Die Bacchusverehrung spielte eine wichtige Rolle im religiösen und sozialen Leben der Römer. Bacchanalien, die ursprünglich geheime Kulte waren, wurden als Feste zu seinen Ehren gefeiert und standen für Fruchtbarkeit, Lebensfreude und spirituelle Erneuerung. Diese Feste waren oft von ausgelassener Stimmung geprägt, die Musik, Tanz und den Konsum von Wein einschloss. Gleichzeitig galten sie als kontrovers, da sie nicht nur Freude und Freiheit symbolisierten, sondern auch die Grenzen der gesellschaftlichen Ordnung infrage stellten. Historische Quellen, wie die Schilderungen des römischen Historikers Livius, berichten von politischen und moralischen Konflikten, die aus der Ausbreitung dieser Kulte resultierten.
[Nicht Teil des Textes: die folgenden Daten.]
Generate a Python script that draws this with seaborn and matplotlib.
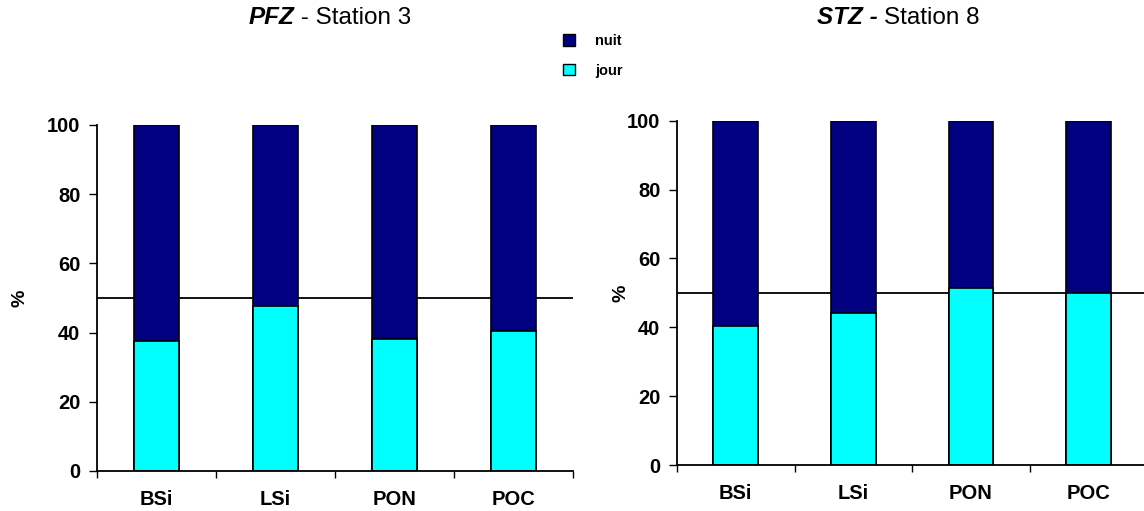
import numpy as np
import pandas as pd
import seaborn as sns
import matplotlib.pyplot as plt
from matplotlib.ticker import FixedLocator
from matplotlib.patches import Patch

# Données (% jour ; nuit = complément à 100)
categories = ["BSi", "LSi", "PON", "POC"]
jour_pfz = [37.5, 47.8, 38.2, 40.5]
jour_stz = [40.5, 44.1, 51.5, 49.9]
total = [100, 100, 100, 100]
y_ticks = [0, 20, 40, 60, 80, 100]

sns.set_theme(style="white")
plt.rcParams["font.family"] = ["Liberation Sans", "DejaVu Sans"]
plt.rcParams["text.color"] = "black"
plt.rcParams["axes.labelcolor"] = "black"
plt.rcParams["xtick.color"] = "black"
plt.rcParams["ytick.color"] = "black"

col_nuit = "#000080"
col_jour = "#00FFFF"

fig = plt.figure(figsize=(11.44, 5.11), dpi=100)
ax1 = fig.add_axes([0.0848, 0.0783, 0.4161, 0.6771])
ax2 = fig.add_axes([0.5918, 0.0900, 0.4110, 0.6738])


def panel(ax, jour, lpad):
    df = pd.DataFrame({"cat": categories, "jour": jour, "total": total})
    sns.barplot(data=df, x="cat", y="total", color=col_nuit, width=0.38,
                edgecolor="black", linewidth=1.2, saturation=1, ax=ax)
    sns.barplot(data=df, x="cat", y="jour", color=col_jour, width=0.38,
                edgecolor="black", linewidth=1.2, saturation=1, ax=ax)
    ax.axhline(50, color="black", linewidth=1.3, zorder=0.5)
    ax.set_xlim(-0.5, 3.5)
    ax.set_ylim(0, 100)
    ax.set_yticks(y_ticks)
    ax.xaxis.set_minor_locator(FixedLocator(np.arange(-0.5, 4, 1)))
    ax.tick_params(axis="x", which="major", length=0, pad=14)
    ax.tick_params(axis="x", which="minor", length=5, width=1, direction="out",
                   color="black", bottom=True)
    ax.tick_params(axis="y", length=6, width=1, direction="out", color="black",
                   left=True, pad=6)
    for lab in ax.get_xticklabels() + ax.get_yticklabels():
        lab.set_fontweight("bold")
        lab.set_fontsize(14.5)
    ax.set_xlabel("")
    ax.set_ylabel("%", fontsize=14, fontweight="bold", labelpad=lpad)
    for s in ["top", "right"]:
        ax.spines[s].set_visible(False)
    for s in ["left", "bottom"]:
        ax.spines[s].set_color("black")
        ax.spines[s].set_linewidth(1.3)


panel(ax1, jour_pfz, 13)
panel(ax2, jour_stz, -2)

# Titres
fig.text(0.257, 0.965, "PFZ", fontsize=17.5, fontweight="bold", style="italic",
         ha="right", va="center")
fig.text(0.257, 0.965, " - Station 3", fontsize=17.5, ha="left", va="center")
fig.text(0.773, 0.965, "STZ - ", fontsize=17.5, fontweight="bold", style="italic",
         ha="right", va="center")
fig.text(0.773, 0.965, "Station 8", fontsize=17.5, ha="left", va="center")

# Légende
handles = [Patch(facecolor=col_nuit, edgecolor="black", label="nuit"),
           Patch(facecolor=col_jour, edgecolor="black", label="jour")]
fig.legend(handles=handles, loc="upper left", bbox_to_anchor=(0.492, 0.933),
           frameon=False, prop={"weight": "bold", "size": 10.5},
           handlelength=0.85, handleheight=0.85, handletextpad=1.35,
           labelspacing=1.05, borderpad=0, borderaxespad=0)

fig.savefig("out.png", dpi=100)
Bacchus verkörpert jedoch mehr als nur den Rausch und die Festlichkeit. Er symbolisiert auch die transformative Kraft, die sowohl in der Natur als auch im menschlichen Geist liegt. Der Prozess der Weinherstellung – von der Traube über die Gärung zum Wein – wurde in der Antike als ein Wunder angesehen, das Bacchus zugeschrieben wurde. Damit stand er für Wandlung und Erneuerung, eine Idee, die besonders in der Kunst und Philosophie aufgegriffen wurde. In der Renaissance wurde Bacchus als Muse der Kreativität angesehen, da der Wein, den er repräsentierte, als Quelle der Inspiration betrachtet wurde.
In der bildenden Kunst wurde Bacchus oft dargestellt, um Themen wie Ekstase, Dekadenz oder die Vergänglichkeit des Lebens zu symbolisieren. Künstler wie Caravaggio und Tizian schufen ikonische Werke, die den Gott in unterschiedlichsten Facetten zeigen, von einem jugendlichen, heiteren Bacchus bis hin zu einem nachdenklichen, reifen Gott, der die Ambivalenz zwischen Genuss und Exzess reflektiert. Diese Darstellungen verdeutlichen, wie tief Bacchus mit der menschlichen Natur und ihren Widersprüchen verbunden ist.
Heute wird Bacchus oft als Sinnbild für Genuss und Hedonismus gesehen, doch seine Rolle in der Mythologie und Kultur ist vielschichtiger. Er steht für Lebensfreude, Kreativität und die Kraft der Erneuerung, aber auch für die Herausforderung, die Balance zwischen Maß und Exzess zu finden. Bacchus bleibt eine zeitlose Figur, die das Spannungsfeld zwischen Kontrolle und Ekstase, Ordnung und Chaos erfahrbar macht. Sein Erbe lebt weiter in Festen, der Kunst und im Symbol des Weins, der seit Jahrtausenden Menschen verbindet.